== Information shown

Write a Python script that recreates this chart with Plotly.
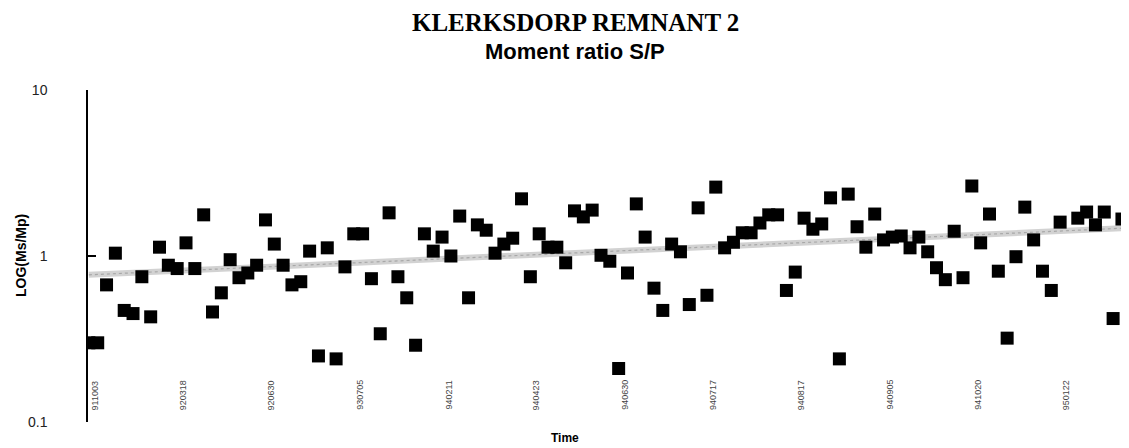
import plotly.graph_objects as go

# ---- data ----
category_index = list(range(118))
ratio_values = [
    0.30, 0.30, 0.67, 1.04, 0.47, 0.45, 0.75, 0.43, 1.13, 0.88,
    0.84, 1.20, 0.84, 1.77, 0.46, 0.60, 0.95, 0.74, 0.79, 0.88,
    1.65, 1.18, 0.88, 0.67, 0.70, 1.07, 0.25, 1.12, 0.24, 0.86,
    1.36, 1.36, 0.73, 0.34, 1.82, 0.75, 0.56, 0.29, 1.36, 1.07,
    1.30, 1.00, 1.74, 0.56, 1.54, 1.43, 1.04, 1.18, 1.28, 2.21,
    0.75, 1.36, 1.13, 1.13, 0.91, 1.87, 1.72, 1.89, 1.01, 0.93,
    0.21, 0.79, 2.06, 1.30, 0.64, 0.47, 1.18, 1.06, 0.51, 1.95,
    0.58, 2.60, 1.12, 1.21, 1.38, 1.38, 1.58, 1.77, 1.77, 0.62,
    0.80, 1.69, 1.45, 1.56, 2.24, 0.24, 2.36, 1.50, 1.13, 1.79,
    1.25, 1.30, 1.32, 1.12, 1.30, 1.06, 0.85, 0.72, 1.41, 0.74,
    2.64, 1.20, 1.79, 0.81, 0.32, 0.99, 1.97, 1.25, 0.81, 0.62,
    1.60, None, 1.69, 1.84, 1.54, 1.84, 0.42, 1.67,
]
trend_x = [0, 117]
trend_y = [0.77, 1.47]

tick_positions = [0, 10, 20, 30, 40, 50, 60, 70, 80, 90, 100, 110]
tick_labels = ["911003", "920318", "920630", "930705", "940211", "940423",
               "940630", "940717", "940817", "940905", "941020", "950122"]

y_tick_values = [0.1, 1, 10]
y_tick_labels = ["0.1", "1", "10"]

fig = go.Figure()

fig.add_trace(go.Scatter(
    x=trend_x, y=trend_y, mode="lines",
    line=dict(color="#d2d2d2", width=6),
    hoverinfo="skip", showlegend=False,
))
fig.add_trace(go.Scatter(
    x=trend_x, y=trend_y, mode="lines",
    line=dict(color="#a8a8a8", width=1.2, dash="dot"),
    hoverinfo="skip", showlegend=False,
))
fig.add_trace(go.Scatter(
    x=category_index, y=ratio_values, mode="markers",
    marker=dict(symbol="square", size=13, color="black"),
    showlegend=False,
))

annotations = []
for pos, lab in zip(tick_positions, tick_labels):
    annotations.append(dict(
        x=pos, y=0.03, xref="x", yref="paper", text=lab, showarrow=False,
        textangle=-90, xanchor="center", yanchor="bottom", xshift=6,
        font=dict(family="Liberation Sans, Arial", size=9, color="#444"),
    ))

annotations += [
    dict(x=0.468, y=1.247, xref="paper", yref="paper", showarrow=False, borderpad=0,
         text="<b>KLERKSDORP REMNANT 2</b>", xanchor="center", yanchor="top",
         font=dict(family="Liberation Serif, Times New Roman", size=25, color="black")),
    dict(x=0.468, y=1.1145, xref="paper", yref="paper", showarrow=False, borderpad=0,
         text="<b>Moment ratio S/P</b>", xanchor="center", yanchor="middle",
         font=dict(family="Liberation Sans, Arial", size=22, color="black")),
    dict(x=0.458, y=-0.048, xref="paper", yref="paper", showarrow=False,
         text="<b>Time</b>", xanchor="center", yanchor="middle",
         font=dict(family="Liberation Sans, Arial", size=12, color="black")),
    dict(x=0, y=0.5, xref="paper", yref="paper", showarrow=False, xshift=-67,
         text="<b>LOG(Ms/Mp)</b>", textangle=-90, xanchor="center", yanchor="middle",
         font=dict(family="Liberation Sans, Arial", size=14, color="black")),
]

# page body has an 8px default margin, so the figure is 8px smaller than the window
fig.update_layout(
    width=1121, height=440,
    margin=dict(l=80, r=0, t=82, b=26),
    paper_bgcolor="white", plot_bgcolor="white",
    annotations=annotations,
    xaxis=dict(range=[-0.1, 117.8], showgrid=False, zeroline=False,
               showline=False, showticklabels=False, ticks=""),
    yaxis=dict(type="log", range=[-1, 1], showgrid=False, zeroline=False,
               showline=True, linecolor="black", linewidth=1.5,
               ticks="inside", ticklen=8, tickcolor="black", tickwidth=1.5,
               tickvals=y_tick_values, ticktext=y_tick_labels,
               ticklabelstandoff=36,
               tickfont=dict(family="Liberation Sans, Arial", size=14, color="#222")),
)

fig.write_html("out.html")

====

Aim of the exercise –
Write down every line from the opening of the listing to the line with "fig = go.Figure()", both included, and nothing else; the pictures are omitted.

Answer to the problem –
Write a Python script that recreates this chart with Plotly.
import plotly.graph_objects as go

# ---- data ----
category_index = list(range(118))
ratio_values = [
    0.30, 0.30, 0.67, 1.04, 0.47, 0.45, 0.75, 0.43, 1.13, 0.88,
    0.84, 1.20, 0.84, 1.77, 0.46, 0.60, 0.95, 0.74, 0.79, 0.88,
    1.65, 1.18, 0.88, 0.67, 0.70, 1.07, 0.25, 1.12, 0.24, 0.86,
    1.36, 1.36, 0.73, 0.34, 1.82, 0.75, 0.56, 0.29, 1.36, 1.07,
    1.30, 1.00, 1.74, 0.56, 1.54, 1.43, 1.04, 1.18, 1.28, 2.21,
    0.75, 1.36, 1.13, 1.13, 0.91, 1.87, 1.72, 1.89, 1.01, 0.93,
    0.21, 0.79, 2.06, 1.30, 0.64, 0.47, 1.18, 1.06, 0.51, 1.95,
    0.58, 2.60, 1.12, 1.21, 1.38, 1.38, 1.58, 1.77, 1.77, 0.62,
    0.80, 1.69, 1.45, 1.56, 2.24, 0.24, 2.36, 1.50, 1.13, 1.79,
    1.25, 1.30, 1.32, 1.12, 1.30, 1.06, 0.85, 0.72, 1.41, 0.74,
    2.64, 1.20, 1.79, 0.81, 0.32, 0.99, 1.97, 1.25, 0.81, 0.62,
    1.60, None, 1.69, 1.84, 1.54, 1.84, 0.42, 1.67,
]
trend_x = [0, 117]
trend_y = [0.77, 1.47]

tick_positions = [0, 10, 20, 30, 40, 50, 60, 70, 80, 90, 100, 110]
tick_labels = ["911003", "920318", "920630", "930705", "940211", "940423",
               "940630", "940717", "940817", "940905", "941020", "950122"]

y_tick_values = [0.1, 1, 10]
y_tick_labels = ["0.1", "1", "10"]

fig = go.Figure()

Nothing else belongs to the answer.